S'il y a un domaine où la Catalogne et l'ensemble de l'Espagne se rejoignent, c'est bien la fracturation du paysage politique. Au niveau national, le bipôle PP-Psoe, conservateurs et sociaux-démocrates, qui s'est partagé le pouvoir depuis le retour à la démocratie à la fin des années 70, a volé en éclats en 2014 avec l'irruption de Podemos (gauche radicale) et Ciudadanos (centre). En Catalogne, région longtemps gérée par le courant catholique nationaliste de centre droit, puis par les socialistes du PSC, le paysage est dominé par l'indépendantisme de gauche (le vieux parti républicain ERC, né en 1931) et le nouveau venu Ciutadans.
L’exil ou la prison
Les élections législatives de ce jeudi, si les sondages se vérifient, devraient entériner la nouvelle géométrie. Et les hypothèses sont multiples.Le camp indépendantiste peut additionner assez de députés pour élire un président, comme en 2015 : le sortant Carles Puigdemont (du Parti démocrate européen catalan, PdeCat), destitué en octobre par Madrid, mais plus probablement son vice-président, Oriol Junqueras (ERC). Aucune des deux têtes de liste n’a fait campagne sur le terrain : le premier est en exil volontaire en Belgique pour fuir les poursuites lancées par l’Etat espagnol après avoir illégalement proclamé l’indépendance de la Catalogne le 27 octobre. Pour le même motif, le second est emprisonné depuis le 2 novembre.

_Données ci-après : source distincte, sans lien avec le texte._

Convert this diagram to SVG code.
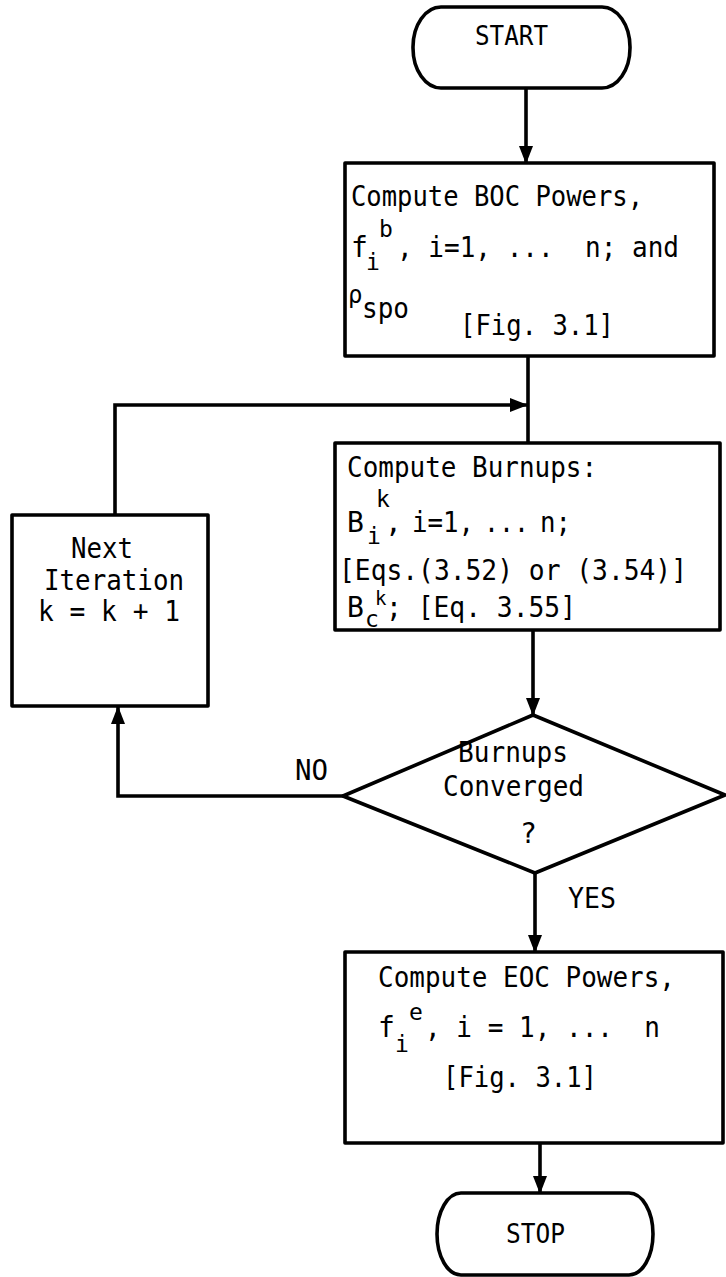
<svg xmlns="http://www.w3.org/2000/svg" width="726" height="1277" viewBox="0 0 726 1277">
  <defs>
    <style>
      .shape { fill: #ffffff; stroke: #000000; stroke-width: 3.6; stroke-linejoin: round; }
      .wire { fill: none; stroke: #000000; stroke-width: 3.6; }
      .t { font-family: "DejaVu Sans Mono", "Liberation Mono", monospace; font-size: 28px; fill: #000000; }
      .term { font-family: "DejaVu Sans Mono", "Liberation Mono", monospace; font-size: 27px; fill: #000000; }
      .sup { font-size: 23px; }
      .supsm { font-size: 19px; }
      .rho { font-size: 24px; }
    </style>
    <marker id="arrow" viewBox="0 0 18 14" refX="17" refY="7" markerWidth="18" markerHeight="14" markerUnits="userSpaceOnUse" orient="auto">
      <path d="M0,0 L18,7 L0,14 z" fill="#000000"/>
    </marker>
  </defs>

  <rect width="726" height="1277" fill="#ffffff"/>

  <!-- connectors -->
  <g id="connectors">
    <path class="wire" d="M526,88 V163" marker-end="url(#arrow)"/>
    <path class="wire" d="M528,356 V443"/>
    <path class="wire" d="M115,515 V405 H527" marker-end="url(#arrow)"/>
    <path class="wire" d="M533,630 V715" marker-end="url(#arrow)"/>
    <path class="wire" d="M343,796 H118 V707" marker-end="url(#arrow)"/>
    <path class="wire" d="M535,873 V952" marker-end="url(#arrow)"/>
    <path class="wire" d="M540,1143 V1193" marker-end="url(#arrow)"/>
    <text class="t" x="295" y="780" textLength="33" lengthAdjust="spacingAndGlyphs">NO</text>
    <text class="t" x="568" y="908" textLength="48" lengthAdjust="spacingAndGlyphs">YES</text>
  </g>

  <!-- start terminal -->
  <g id="start">
    <rect class="shape" x="413" y="7" width="217" height="81" rx="28" ry="40"/>
    <text class="term" x="475" y="45" textLength="73" lengthAdjust="spacingAndGlyphs">START</text>
  </g>

  <!-- beginning-of-cycle powers -->
  <g id="boc-powers">
    <rect class="shape" x="345" y="163" width="369" height="193"/>
    <text class="t" x="351" y="206" textLength="292" lengthAdjust="spacingAndGlyphs">Compute BOC Powers,</text>
    <text class="t" x="351" y="257">f</text>
    <text class="t sup" x="366" y="270">i</text>
    <text class="t sup" x="379" y="237">b</text>
    <text class="t" x="397" y="257" xml:space="preserve" textLength="282" lengthAdjust="spacingAndGlyphs">, i=1, ...  n; and</text>
    <text class="t rho" x="348" y="303">ρ</text>
    <text class="t" x="362" y="318" textLength="47" lengthAdjust="spacingAndGlyphs">spo</text>
    <text class="t" x="460" y="335" textLength="154" lengthAdjust="spacingAndGlyphs">[Fig. 3.1]</text>
  </g>

  <!-- burnup computation -->
  <g id="burnups">
    <rect class="shape" x="335" y="443" width="385" height="187"/>
    <text class="t" x="347" y="477" textLength="250" lengthAdjust="spacingAndGlyphs">Compute Burnups:</text>
    <text class="t" x="347" y="532">B</text>
    <text class="t sup" x="367" y="544">i</text>
    <text class="t sup" x="376" y="507">k</text>
    <text class="t" x="385" y="532">,</text>
    <text class="t" x="412" y="532" textLength="62" lengthAdjust="spacingAndGlyphs">i=1,</text>
    <text class="t" x="484" y="532" textLength="45" lengthAdjust="spacingAndGlyphs">...</text>
    <text class="t" x="540" y="532" textLength="31" lengthAdjust="spacingAndGlyphs">n;</text>
    <text class="t" x="339" y="580" textLength="348" lengthAdjust="spacingAndGlyphs">[Eqs.(3.52) or (3.54)]</text>
    <text class="t" x="347" y="617">B</text>
    <text class="t sup" x="365" y="627">c</text>
    <text class="t supsm" x="375" y="605">k</text>
    <text class="t" x="386" y="617" xml:space="preserve" textLength="190" lengthAdjust="spacingAndGlyphs">; [Eq. 3.55]</text>
  </g>

  <!-- iteration counter -->
  <g id="next-iteration">
    <rect class="shape" x="12" y="515" width="196" height="191"/>
    <text class="t" x="71" y="558" textLength="62" lengthAdjust="spacingAndGlyphs">Next</text>
    <text class="t" x="44" y="590" textLength="140" lengthAdjust="spacingAndGlyphs">Iteration</text>
    <text class="t" x="38" y="621" textLength="142" lengthAdjust="spacingAndGlyphs">k = k + 1</text>
  </g>

  <!-- convergence test -->
  <g id="converged">
    <polygon class="shape" points="533,715 725,795 535,873 343,796"/>
    <text class="t" x="458" y="762" textLength="110" lengthAdjust="spacingAndGlyphs">Burnups</text>
    <text class="t" x="443" y="796" textLength="141" lengthAdjust="spacingAndGlyphs">Converged</text>
    <text class="t" x="520" y="843">?</text>
  </g>

  <!-- end-of-cycle powers -->
  <g id="eoc-powers">
    <rect class="shape" x="345" y="952" width="378" height="191"/>
    <text class="t" x="378" y="987" textLength="297" lengthAdjust="spacingAndGlyphs">Compute EOC Powers,</text>
    <text class="t" x="378" y="1037">f</text>
    <text class="t sup" x="395" y="1052">i</text>
    <text class="t sup" x="409" y="1020">e</text>
    <text class="t" x="425" y="1037" xml:space="preserve" textLength="235" lengthAdjust="spacingAndGlyphs">, i = 1, ...  n</text>
    <text class="t" x="443" y="1087" textLength="154" lengthAdjust="spacingAndGlyphs">[Fig. 3.1]</text>
  </g>

  <!-- stop terminal -->
  <g id="stop">
    <rect class="shape" x="437" y="1193" width="216" height="82" rx="24" ry="41"/>
    <text class="term" x="506" y="1243" textLength="59" lengthAdjust="spacingAndGlyphs">STOP</text>
  </g>
</svg>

Des petits partis en arbitre
Autre scénario. Si Ciudadanos (CS en version abrégée) arrive en tête avec sa médiatique dirigeante Inés Arrimadas, les centristes auront besoin de s'allier avec les socialistes du PSC, et le PP de Rajoy, qui s'attend à un score dramatiquement bas dans la région.
Reste les inconnues de Catalunya en Comú, équivalent de Podemos, et de la CUP, force anticapitaliste qui a permis l’élection de Puigdemont en 2015. Catalunya en Comú est opposé à une indépendance déclarée unilatéralement, mais semble trop éloigné idéologiquement du centrisme de Ciudadanos pour envisager un accord. La CUP, partisane de l’indépendance la plus rapide possible, a durement critiqué les errements du président aujourd’hui destitué. Avec des scores attendus inférieurs à 10 %, les deux listes seraient en position d’arbitre de l’après-scrutin. Mais rien ne dit qu’elles pactiseront.
Des stratégies opposées
Côté nationaliste, le camp jadis allié est aujourd’hui divisé. Carles Puigdemont et son vice-président, Oriol Junqueras, dont les partis avaient formé une coalition en 2015, vont aujourd’hui aux urnes séparément. Les deux hommes, poursuivis pour les mêmes raisons, ont adopté des stratégies opposées : le président sortant a quitté le pays, le numéro 2 a pris le risque d’aller en prison. Les électeurs séparatistes semblent donner raison au deuxième, crédité de 22 % des intentions de vote, contre 16,5 % à l’émigré de Bruxelles. A l’intérieur même du PdeCat, la candidature à distance du président destitué n’a pas fait l’unanimité, une partie de la direction privilégiant Santi Vila comme tête de liste. Ce ministre régional avait quitté son poste le jour même de la proclamation d’indépendance pour marquer sa désapprobation.
Un pays ingouvernable ?
Le discours de campagne de Puigdemont, relayé lors des dizaines de meetings via visioconférence depuis la Belgique, se résume à appeler l’électorat à le rétablir dans ses fonctions. Une façon citoyenne d’annuler l’application de l’article 155 de la Constitution, par laquelle le pouvoir central a mis sous tutelle la région. Car la Catalogne est aujourd’hui gérée depuis Madrid par le gouvernement du conservateur Mariano Rajoy dont la formation politique, le Partido popular (PP), pesait dans la région 8,5 % des voix lors des dernières législatives en 2015. Le choix d’un nouveau (ou nouvelle) président(e) mettrait de fait fin à la mesure. Mais le risque que les urnes accouchent d’une Catalogne ingouvernable est réel. Si les tractations entre partis pour trouver une majorité n’aboutissent à aucun accord mi-février, il faudra convoquer de nouvelles élections. La polarisation très forte a pour conséquence une hausse prévisible de la participation. Evaluée il y a plusieurs jours (la loi interdit la publication d’études d’opinion une semaine avant le vote), elle devrait atteindre voire dépasser 80 %, un record historique. Une présidente, ou un président en exil, ou un président en prison, ou pas de président du tout… Dans tous les cas de figure, la société catalane se retrouve coupée en deux blocs irréconciliables.